Il primo ministro decide di intervenire quando gli ultrà delle colline attaccano quei simboli del potere che sono lì per legittimare loro, ma i giovani con la kippah all’uncinetto percepiscono la presenza dell’esercito o degli agenti (se non conniventi) come un limite alla volontà suprematista, come un limite alle scorrerie nel Far West di cui si considerano i pionieri conquistatori.

Bibi, com’è soprannominato, deve scegliere se seguire il calendario annunciato via social media dal presidente americano Donald Trump — «tregua a Gaza entro due settimane» — o dilatare le decisioni del governo secondo i tempi biblici degli alleati messianici e oltranzisti. Itamar Ben-Gvir e soprattutto Bezalel Smotrich rischiano — calcolano i sondaggi — di non aver un posto nel prossimo parlamento, per ora pretendono di avere una poltrona in prima fila nelle strategie della coalizione di estrema destra al potere. Così Smotrich, ministro delle Finanze e leader dei coloni, ha ottenuto lo stop all’ingresso degli aiuti umanitari nel nord di Gaza, l’unica area ancora gestita dalle Nazioni Unite, dopo alcuni video che mostrerebbero l’assalto dei coloni ai convogli, mentre i capi clan palestinesi replicano: «Siamo stati noi a scortare i camion per evitare i saccheggi».
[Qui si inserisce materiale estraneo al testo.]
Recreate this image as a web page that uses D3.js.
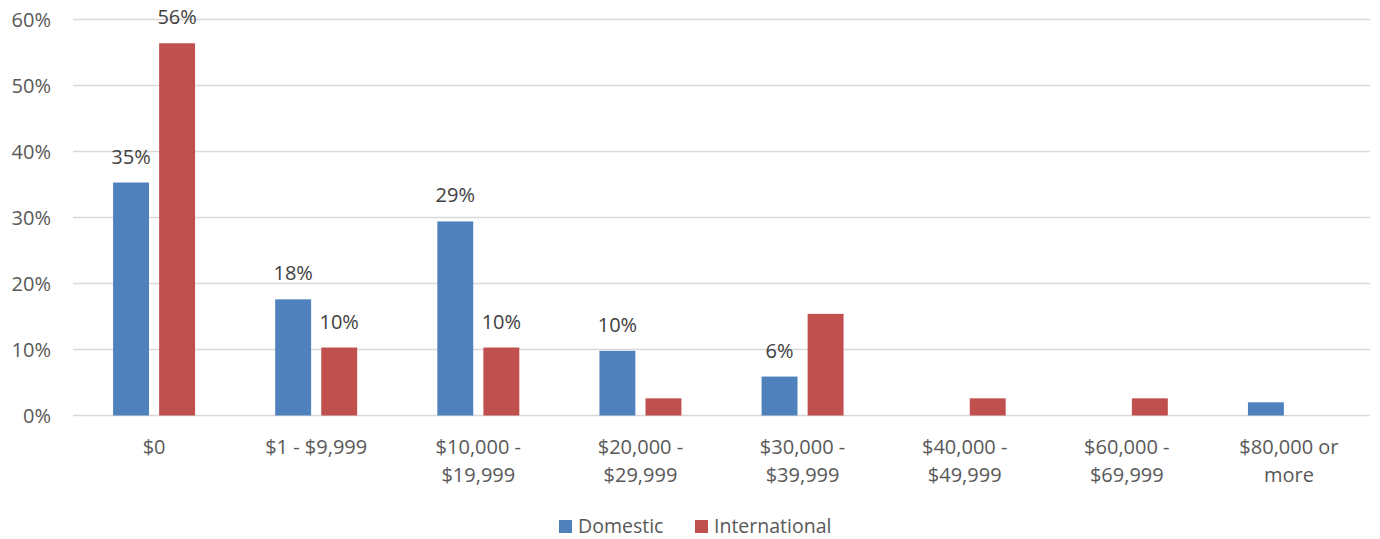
<!DOCTYPE html>
<html>
<head>
<meta charset="utf-8">
<script src="https://cdn.jsdelivr.net/npm/d3@7"></script>
<style>
  html, body { margin: 0; padding: 0; background: #fff; }
  svg text { font-family: "Open Sans", "Liberation Sans", sans-serif; }
</style>
</head>
<body>
<svg id="chart" width="1380" height="539"></svg>
<script>
// Annual scholarship / aid ranges
const categories = [
  ["$0"],
  ["$1 - $9,999"],
  ["$10,000 -", "$19,999"],
  ["$20,000 -", "$29,999"],
  ["$30,000 -", "$39,999"],
  ["$40,000 -", "$49,999"],
  ["$60,000 -", "$69,999"],
  ["$80,000 or", "more"]
];
const seriesNames = ["Domestic", "International"];
const domestic = [35.3, 17.6, 29.4, 9.8, 5.9, 0, 0, 2.0];
const international = [56.4, 10.3, 10.3, 2.6, 15.4, 2.6, 2.6, 0];
// Data labels shown on the chart (null = not labelled)
const domesticLabels = ["35%", "18%", "29%", "10%", "6%", null, null, null];
const internationalLabels = ["56%", "10%", "10%", null, "15%", null, null, null];
const yTicks = [0, 10, 20, 30, 40, 50, 60];
const colors = ["#4F81BD", "#C0504D"];

const svg = d3.select("#chart");
const plotLeft = 73, plotRight = 1370, plotTop = 19.5, plotBottom = 415.5;
const fontSize = 20;

const x0 = d3.scaleBand().domain(d3.range(categories.length)).range([plotLeft, plotRight]);
const x1 = d3.scaleBand().domain([0, 1]).range([0, x0.bandwidth()]).paddingInner(0.22).paddingOuter(0.87);
const y = d3.scaleLinear().domain([0, 60]).range([plotBottom, plotTop]);

// Gridlines
svg.append("g").selectAll("line").data(yTicks).join("line")
  .attr("x1", plotLeft).attr("x2", plotRight)
  .attr("y1", d => y(d)).attr("y2", d => y(d))
  .attr("stroke", "#D9D9D9").attr("stroke-width", 1.3);

// Y axis labels
svg.append("g").selectAll("text").data(yTicks).join("text")
  .attr("x", 51).attr("y", d => y(d))
  .attr("dy", "0.35em").attr("text-anchor", "end")
  .attr("font-size", fontSize).attr("fill", "#595959")
  .text(d => d + "%");

const series = [domestic, international];
const labels = [domesticLabels, internationalLabels];

series.forEach((vals, s) => {
  const g = svg.append("g");
  g.selectAll("rect").data(vals).join("rect")
    .attr("x", (d, i) => x0(i) + x1(s))
    .attr("width", x1.bandwidth())
    .attr("y", d => y(d))
    .attr("height", d => y(0) - y(d))
    .attr("fill", colors[s]);
  g.selectAll("text").data(vals).join("text")
    .filter((d, i) => labels[s][i] !== null)
    .attr("x", (d, i) => x0(i) + x1(s) + x1.bandwidth() / 2)
    .attr("y", d => y(d) - 19)
    .attr("text-anchor", "middle")
    .attr("font-size", fontSize).attr("fill", "#404040")
    .text((d, i) => labels[s][i]);
});

// Category labels
const xl = svg.append("g");
categories.forEach((lines, i) => {
  const cx = x0(i) + x0.bandwidth() / 2;
  const t = xl.append("text")
    .attr("x", cx)
    .attr("y", 454)
    .attr("text-anchor", "middle")
    .attr("font-size", fontSize).attr("fill", "#595959");
  lines.forEach((ln, k) => {
    t.append("tspan").attr("x", cx)
      .attr("dy", k === 0 ? 0 : 28).text(ln);
  });
});

// Legend
const legend = svg.append("g");
const legendItems = [
  { name: seriesNames[0], x: 559 },
  { name: seriesNames[1], x: 695 }
];
legendItems.forEach((it, s) => {
  legend.append("rect").attr("x", it.x).attr("y", 520).attr("width", 13).attr("height", 13).attr("fill", colors[s]);
  legend.append("text").attr("x", it.x + 19).attr("y", 533)
    .attr("font-size", 19.5).attr("fill", "#595959").text(it.name);
});
</script>
</body>
</html>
Il caos attorno alla distribuzione del cibo resta offuscato come la polvere ocra che si deposita tra le macerie di Gaza. L’organizzazione americana che gestisce i quattro punti di consegna nel sud dei 363 chilometri quadrati — dopo il blocco imposto da Netanyahu per 80 giorni e l’esclusione dell’Onu dalle operazioni in quelle zone — chiede che l’esercito indaghi sulle accuse elencate in un’inchiesta pubblicata dal quotidiano Haaretz.
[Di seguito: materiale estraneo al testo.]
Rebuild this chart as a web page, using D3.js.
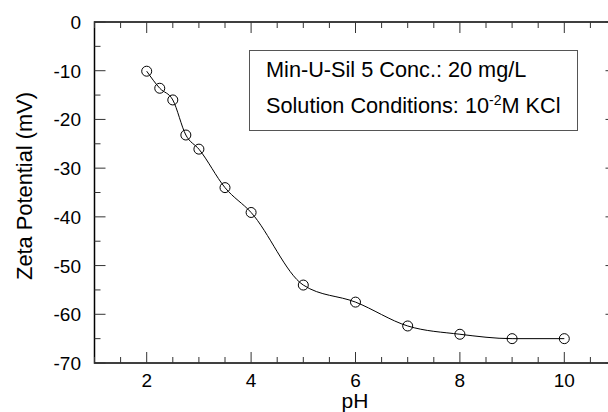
<!DOCTYPE html>
<html><head><meta charset="utf-8">
<script src="https://cdn.jsdelivr.net/npm/d3@7"></script>
<style>body{margin:0;background:#fff}svg{display:block}text{font-family:"Liberation Sans",Arial,sans-serif;fill:#000}</style>
</head><body>
<svg id="c" width="608" height="412"></svg>
<script>
const pH = [2, 2.25, 2.5, 2.75, 3, 3.5, 4, 5, 6, 7, 8, 9, 10];
const zeta = [-10.1, -13.6, -16.0, -23.2, -26.1, -34.0, -39.1, -54.0, -57.5, -62.4, -64.1, -65.0, -65.0];
const xTicks = [2, 4, 6, 8, 10];
const yTicks = [0, -10, -20, -30, -40, -50, -60, -70];
const legendLine1 = "Min-U-Sil 5 Conc.: 20 mg/L";

const svg = d3.select("#c");
const L = 94.5, R = 616.5, T = 22, B = 363;
const x = d3.scaleLinear().domain([1, 11]).range([L, R]);
const y = d3.scaleLinear().domain([-70, 0]).range([B, T]);

const g = svg.append("g");
const minorX = d3.range(1, 11.01, 0.5);
const minorY = d3.range(-70, 0.01, 5);

g.append("rect").attr("x", L).attr("y", T).attr("width", R - L).attr("height", B - T)
  .attr("fill", "none").attr("stroke", "#000").attr("stroke-width", 1.5);

const tk = g.append("g").attr("stroke", "#333").attr("stroke-width", 1);
minorX.forEach(v => {
  const major = Math.abs(v - Math.round(v)) < 1e-6 && Math.round(v) % 2 === 0;
  const len = major ? 11 : 6;
  tk.append("line").attr("x1", x(v)).attr("x2", x(v)).attr("y1", B).attr("y2", B - len);
  tk.append("line").attr("x1", x(v)).attr("x2", x(v)).attr("y1", T).attr("y2", T + len);
});
minorY.forEach(v => {
  const major = v % 10 === 0;
  const len = major ? 11 : 6;
  tk.append("line").attr("x1", L).attr("x2", L + len).attr("y1", y(v)).attr("y2", y(v));
  tk.append("line").attr("x1", R).attr("x2", R - len).attr("y1", y(v)).attr("y2", y(v));
});

g.selectAll(".xl").data(xTicks).join("text").attr("x", d => x(d)).attr("y", 387)
  .attr("text-anchor", "middle").attr("font-size", 19).text(d => d);
g.selectAll(".yl").data(yTicks).join("text").attr("x", 81).attr("y", d => y(d) + 7)
  .attr("text-anchor", "end").attr("font-size", 19).text(d => d);

g.append("text").attr("x", 355).attr("y", 408).attr("text-anchor", "middle").attr("font-size", 21).text("pH");
g.append("text").attr("transform", "translate(32,186) rotate(-90)")
  .attr("text-anchor", "middle").attr("font-size", 21.8).text("Zeta Potential (mV)");

const data = pH.map((p, i) => [p, zeta[i]]);
g.append("path").datum(data)
  .attr("d", d3.line().x(d => x(d[0])).y(d => y(d[1])).curve(d3.curveMonotoneX))
  .attr("fill", "none").attr("stroke", "#000").attr("stroke-width", 1);
g.selectAll(".pt").data(data).join("circle")
  .attr("cx", d => x(d[0])).attr("cy", d => y(d[1])).attr("r", 5)
  .attr("fill", "none").attr("stroke", "#000").attr("stroke-width", 1);

g.append("rect").attr("x", 249.5).attr("y", 50.5).attr("width", 328).attr("height", 80)
  .attr("fill", "#fff").attr("stroke", "#555").attr("stroke-width", 1);
g.append("text").attr("x", 266).attr("y", 77).attr("font-size", 21.7).text(legendLine1);
const t2 = g.append("text").attr("x", 266).attr("y", 113).attr("font-size", 21.7);
t2.append("tspan").text("Solution Conditions: 10");
t2.append("tspan").attr("font-size", 14).attr("dy", -8).text("-2");
t2.append("tspan").attr("dy", 8).text("M KCl");
</script>
</body></html>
Nella ricostruzione i giornalisti raccolgono le testimonianze di soldati dispiegati nella Striscia che denunciano «l’ordine di sparare a chiunque si muova nelle zone militari, anche civili disarmati». Nonostante le smentite dello stato maggiore, la Gaza Humanitarian Foundation — finanziata dagli Stati Uniti — vuole chiarire «che le sparatorie non sono avvenute vicino ai nostri centri di distribuzione».

Le vie di accesso ai punti di consegna, come la maggior parte del territorio, sono controllate dalle truppe di Tsahal. I militari sentiti da Haaretz spiegano che qualunque movimento — di fatto civili affamati — in quelle aree prima dell’apertura al mattino della distribuzione di pasti e dopo la chiusura è considerato minaccioso. E quindi un bersaglio, anche se la folla è disarmataLe trattative per il rilascio dei 49 ostaggi ancora tenuti dai terroristi, solo venti tra loro in vita, potrebbero riprendere come ieri sera pretendevano migliaia di israeliani tornati a protestare dopo i 12 giorni di guerra con l’Iran. Netanyahu sarebbe pronto a inviare una delegazione al Cairo per i negoziati, mentre Naftali Bennet — il principale avversario nelle eventuali elezioni — invoca la tregua immediata per il rilascio dei rapiti: «Penseremo dopo a sradicare Hamas».